→ What the task requires
Read the lines that follow and tally those with the word "matplotlib"; give the number and nothing else.

→ Data to process
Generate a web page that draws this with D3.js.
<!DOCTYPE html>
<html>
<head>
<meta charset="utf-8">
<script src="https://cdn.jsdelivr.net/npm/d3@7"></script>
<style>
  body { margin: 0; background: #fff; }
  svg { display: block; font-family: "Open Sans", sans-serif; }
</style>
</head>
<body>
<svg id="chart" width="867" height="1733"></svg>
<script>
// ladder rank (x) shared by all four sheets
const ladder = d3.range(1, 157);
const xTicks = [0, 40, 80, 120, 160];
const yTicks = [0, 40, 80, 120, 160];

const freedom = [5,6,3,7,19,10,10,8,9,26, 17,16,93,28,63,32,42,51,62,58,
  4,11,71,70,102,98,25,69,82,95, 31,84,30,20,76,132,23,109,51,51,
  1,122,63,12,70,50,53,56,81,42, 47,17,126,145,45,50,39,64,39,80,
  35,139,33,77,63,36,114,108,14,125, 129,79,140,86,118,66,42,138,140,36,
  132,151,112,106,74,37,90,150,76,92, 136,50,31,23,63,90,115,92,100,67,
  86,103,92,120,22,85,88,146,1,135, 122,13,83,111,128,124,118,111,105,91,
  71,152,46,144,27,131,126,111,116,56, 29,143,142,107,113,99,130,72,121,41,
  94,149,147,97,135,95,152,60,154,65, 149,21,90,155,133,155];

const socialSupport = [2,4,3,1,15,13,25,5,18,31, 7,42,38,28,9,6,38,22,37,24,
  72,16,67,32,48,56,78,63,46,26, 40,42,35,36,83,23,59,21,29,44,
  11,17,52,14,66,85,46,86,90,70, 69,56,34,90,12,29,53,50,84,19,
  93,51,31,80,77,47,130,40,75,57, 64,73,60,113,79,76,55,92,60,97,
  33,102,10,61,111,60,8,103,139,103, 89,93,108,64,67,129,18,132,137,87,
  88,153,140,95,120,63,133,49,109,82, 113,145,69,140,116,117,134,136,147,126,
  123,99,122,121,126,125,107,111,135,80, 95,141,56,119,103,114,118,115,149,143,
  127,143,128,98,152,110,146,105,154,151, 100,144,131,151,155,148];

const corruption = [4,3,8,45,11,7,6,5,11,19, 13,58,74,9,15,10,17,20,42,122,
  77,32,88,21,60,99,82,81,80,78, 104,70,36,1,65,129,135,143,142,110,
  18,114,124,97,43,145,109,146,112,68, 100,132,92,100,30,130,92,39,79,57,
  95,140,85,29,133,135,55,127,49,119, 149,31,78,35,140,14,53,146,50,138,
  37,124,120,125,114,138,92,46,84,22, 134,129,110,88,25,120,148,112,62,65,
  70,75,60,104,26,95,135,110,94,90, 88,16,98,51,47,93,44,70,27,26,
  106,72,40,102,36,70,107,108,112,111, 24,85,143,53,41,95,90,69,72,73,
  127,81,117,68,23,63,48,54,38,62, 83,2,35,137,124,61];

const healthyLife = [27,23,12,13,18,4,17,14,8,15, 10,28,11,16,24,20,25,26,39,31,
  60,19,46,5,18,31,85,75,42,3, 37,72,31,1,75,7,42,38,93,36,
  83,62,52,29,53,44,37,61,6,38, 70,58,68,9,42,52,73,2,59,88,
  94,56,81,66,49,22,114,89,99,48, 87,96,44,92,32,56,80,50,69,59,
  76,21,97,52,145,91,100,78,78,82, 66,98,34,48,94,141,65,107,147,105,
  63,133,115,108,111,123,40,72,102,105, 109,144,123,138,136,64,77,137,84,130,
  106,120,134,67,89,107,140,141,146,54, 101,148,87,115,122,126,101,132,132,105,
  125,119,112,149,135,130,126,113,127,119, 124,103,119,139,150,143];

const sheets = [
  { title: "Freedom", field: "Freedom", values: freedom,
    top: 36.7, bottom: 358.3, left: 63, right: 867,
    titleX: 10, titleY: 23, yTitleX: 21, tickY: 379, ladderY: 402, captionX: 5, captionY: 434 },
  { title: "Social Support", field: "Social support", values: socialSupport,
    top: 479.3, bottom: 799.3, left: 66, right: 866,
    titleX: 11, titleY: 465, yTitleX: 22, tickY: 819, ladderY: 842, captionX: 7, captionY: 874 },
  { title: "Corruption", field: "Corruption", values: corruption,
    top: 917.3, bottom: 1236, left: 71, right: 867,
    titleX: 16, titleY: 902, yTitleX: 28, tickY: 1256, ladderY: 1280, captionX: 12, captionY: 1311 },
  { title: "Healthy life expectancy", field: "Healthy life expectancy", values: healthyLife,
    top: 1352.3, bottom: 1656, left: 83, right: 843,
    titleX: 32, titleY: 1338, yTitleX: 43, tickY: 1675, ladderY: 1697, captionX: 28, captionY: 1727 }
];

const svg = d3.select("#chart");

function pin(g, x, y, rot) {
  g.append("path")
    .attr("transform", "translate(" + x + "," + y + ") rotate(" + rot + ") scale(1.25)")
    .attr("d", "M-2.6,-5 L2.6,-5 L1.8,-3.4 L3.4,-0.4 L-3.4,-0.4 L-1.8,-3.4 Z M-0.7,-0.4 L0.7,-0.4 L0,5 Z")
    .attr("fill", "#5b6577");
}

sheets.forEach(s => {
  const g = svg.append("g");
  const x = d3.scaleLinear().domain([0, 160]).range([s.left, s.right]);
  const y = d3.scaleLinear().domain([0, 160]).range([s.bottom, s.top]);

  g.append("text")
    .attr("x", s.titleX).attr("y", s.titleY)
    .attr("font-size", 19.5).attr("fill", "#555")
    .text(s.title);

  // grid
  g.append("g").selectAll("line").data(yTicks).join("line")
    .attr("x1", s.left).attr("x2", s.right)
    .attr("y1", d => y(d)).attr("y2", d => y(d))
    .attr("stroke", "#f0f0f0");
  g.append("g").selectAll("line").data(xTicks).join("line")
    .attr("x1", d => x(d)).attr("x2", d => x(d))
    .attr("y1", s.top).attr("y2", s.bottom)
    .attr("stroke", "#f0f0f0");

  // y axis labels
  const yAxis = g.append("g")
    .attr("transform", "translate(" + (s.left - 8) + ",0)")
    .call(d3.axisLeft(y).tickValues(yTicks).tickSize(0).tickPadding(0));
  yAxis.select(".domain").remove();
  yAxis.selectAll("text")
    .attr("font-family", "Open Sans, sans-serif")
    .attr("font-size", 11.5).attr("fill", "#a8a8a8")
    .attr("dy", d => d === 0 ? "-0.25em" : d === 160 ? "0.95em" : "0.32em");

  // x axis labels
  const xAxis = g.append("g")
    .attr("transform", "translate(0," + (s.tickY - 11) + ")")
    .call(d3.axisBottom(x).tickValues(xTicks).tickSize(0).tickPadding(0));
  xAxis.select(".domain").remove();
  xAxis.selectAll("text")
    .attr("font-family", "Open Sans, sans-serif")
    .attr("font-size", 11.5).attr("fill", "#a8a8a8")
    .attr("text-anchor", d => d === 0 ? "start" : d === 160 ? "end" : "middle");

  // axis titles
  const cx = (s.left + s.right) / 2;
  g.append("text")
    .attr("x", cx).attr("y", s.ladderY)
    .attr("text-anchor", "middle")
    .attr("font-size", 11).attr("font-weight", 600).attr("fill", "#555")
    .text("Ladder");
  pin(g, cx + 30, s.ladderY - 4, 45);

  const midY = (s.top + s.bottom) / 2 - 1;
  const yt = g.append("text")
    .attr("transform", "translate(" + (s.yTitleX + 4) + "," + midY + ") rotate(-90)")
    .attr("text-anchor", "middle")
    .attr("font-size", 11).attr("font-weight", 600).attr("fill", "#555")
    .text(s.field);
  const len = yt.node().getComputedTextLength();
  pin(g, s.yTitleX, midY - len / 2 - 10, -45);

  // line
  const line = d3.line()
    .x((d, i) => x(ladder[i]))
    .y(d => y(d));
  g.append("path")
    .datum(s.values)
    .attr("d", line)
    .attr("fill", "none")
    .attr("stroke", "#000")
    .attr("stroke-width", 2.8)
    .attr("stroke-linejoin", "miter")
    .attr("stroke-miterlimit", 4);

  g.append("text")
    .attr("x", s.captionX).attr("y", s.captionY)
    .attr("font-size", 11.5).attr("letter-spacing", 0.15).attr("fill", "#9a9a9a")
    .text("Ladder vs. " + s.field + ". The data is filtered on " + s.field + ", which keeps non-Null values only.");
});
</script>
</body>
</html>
---
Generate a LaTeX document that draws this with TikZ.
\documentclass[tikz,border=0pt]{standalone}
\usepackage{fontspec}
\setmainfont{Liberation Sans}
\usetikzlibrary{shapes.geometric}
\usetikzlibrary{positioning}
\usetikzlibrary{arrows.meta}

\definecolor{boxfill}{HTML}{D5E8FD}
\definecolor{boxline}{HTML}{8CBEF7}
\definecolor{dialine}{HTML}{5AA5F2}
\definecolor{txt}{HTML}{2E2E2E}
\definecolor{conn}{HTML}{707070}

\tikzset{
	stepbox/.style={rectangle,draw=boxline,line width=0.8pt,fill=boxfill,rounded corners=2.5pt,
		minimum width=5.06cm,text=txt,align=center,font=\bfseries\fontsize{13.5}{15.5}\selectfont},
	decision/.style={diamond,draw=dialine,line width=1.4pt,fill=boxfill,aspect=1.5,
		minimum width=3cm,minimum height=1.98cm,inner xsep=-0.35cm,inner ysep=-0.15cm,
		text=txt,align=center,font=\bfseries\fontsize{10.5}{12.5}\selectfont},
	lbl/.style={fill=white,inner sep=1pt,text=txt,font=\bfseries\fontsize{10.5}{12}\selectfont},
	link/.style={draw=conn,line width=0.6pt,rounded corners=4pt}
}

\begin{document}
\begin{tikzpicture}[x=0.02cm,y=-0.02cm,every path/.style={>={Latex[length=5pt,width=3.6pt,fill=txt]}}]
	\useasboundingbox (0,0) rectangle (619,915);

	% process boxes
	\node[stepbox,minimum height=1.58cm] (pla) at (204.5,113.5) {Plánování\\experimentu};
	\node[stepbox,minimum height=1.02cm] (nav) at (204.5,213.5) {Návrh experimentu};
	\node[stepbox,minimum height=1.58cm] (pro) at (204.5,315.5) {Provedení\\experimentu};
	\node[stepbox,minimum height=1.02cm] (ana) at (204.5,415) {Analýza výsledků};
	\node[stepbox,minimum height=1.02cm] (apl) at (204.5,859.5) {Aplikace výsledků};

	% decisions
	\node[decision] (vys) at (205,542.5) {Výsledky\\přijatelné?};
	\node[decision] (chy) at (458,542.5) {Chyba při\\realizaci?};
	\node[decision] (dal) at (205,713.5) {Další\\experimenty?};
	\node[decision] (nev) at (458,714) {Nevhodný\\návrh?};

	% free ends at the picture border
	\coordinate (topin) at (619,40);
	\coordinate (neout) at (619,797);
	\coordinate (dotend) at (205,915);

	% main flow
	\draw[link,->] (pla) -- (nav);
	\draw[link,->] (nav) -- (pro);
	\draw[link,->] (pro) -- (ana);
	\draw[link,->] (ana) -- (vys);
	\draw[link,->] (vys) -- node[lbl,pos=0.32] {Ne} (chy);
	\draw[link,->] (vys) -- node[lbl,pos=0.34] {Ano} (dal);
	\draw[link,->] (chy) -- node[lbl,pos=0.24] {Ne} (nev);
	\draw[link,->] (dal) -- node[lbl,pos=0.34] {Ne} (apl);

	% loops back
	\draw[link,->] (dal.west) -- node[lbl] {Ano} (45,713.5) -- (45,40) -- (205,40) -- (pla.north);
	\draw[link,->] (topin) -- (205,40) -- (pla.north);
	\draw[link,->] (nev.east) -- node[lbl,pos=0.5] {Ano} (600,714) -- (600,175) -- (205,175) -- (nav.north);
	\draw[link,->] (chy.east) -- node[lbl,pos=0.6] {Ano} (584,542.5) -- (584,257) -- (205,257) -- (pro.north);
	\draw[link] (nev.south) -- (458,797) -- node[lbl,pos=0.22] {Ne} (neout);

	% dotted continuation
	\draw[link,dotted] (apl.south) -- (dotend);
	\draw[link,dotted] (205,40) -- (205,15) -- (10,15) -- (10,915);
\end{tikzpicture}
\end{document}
...
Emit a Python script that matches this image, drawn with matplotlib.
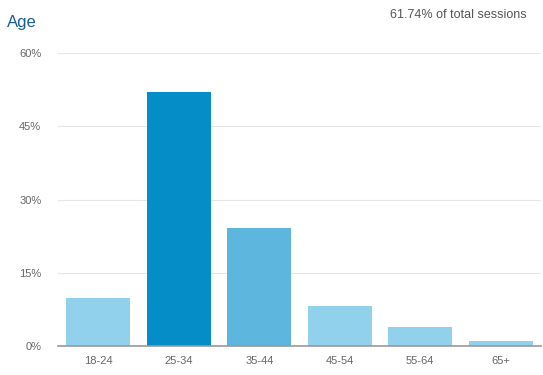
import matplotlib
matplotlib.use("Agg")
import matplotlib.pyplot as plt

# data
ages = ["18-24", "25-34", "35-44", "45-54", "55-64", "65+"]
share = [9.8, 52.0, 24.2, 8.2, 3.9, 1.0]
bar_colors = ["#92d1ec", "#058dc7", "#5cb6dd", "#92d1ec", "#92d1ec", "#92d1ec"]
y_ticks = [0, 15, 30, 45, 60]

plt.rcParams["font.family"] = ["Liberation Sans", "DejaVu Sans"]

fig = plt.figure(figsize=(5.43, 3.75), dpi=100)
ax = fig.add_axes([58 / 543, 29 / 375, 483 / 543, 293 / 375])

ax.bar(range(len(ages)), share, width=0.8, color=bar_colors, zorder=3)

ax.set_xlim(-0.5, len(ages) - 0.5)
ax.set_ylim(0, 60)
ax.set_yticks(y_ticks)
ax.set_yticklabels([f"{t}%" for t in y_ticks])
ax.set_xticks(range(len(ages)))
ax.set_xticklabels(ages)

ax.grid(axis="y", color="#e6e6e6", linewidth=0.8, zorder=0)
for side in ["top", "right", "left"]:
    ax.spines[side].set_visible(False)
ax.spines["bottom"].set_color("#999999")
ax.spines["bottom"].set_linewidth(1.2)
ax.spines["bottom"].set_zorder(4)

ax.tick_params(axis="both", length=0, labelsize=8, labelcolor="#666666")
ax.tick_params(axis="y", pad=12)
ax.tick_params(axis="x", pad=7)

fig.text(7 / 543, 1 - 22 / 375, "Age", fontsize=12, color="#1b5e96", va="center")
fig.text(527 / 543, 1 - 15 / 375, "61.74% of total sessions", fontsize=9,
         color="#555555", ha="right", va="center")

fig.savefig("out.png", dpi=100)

→ Exercise output
4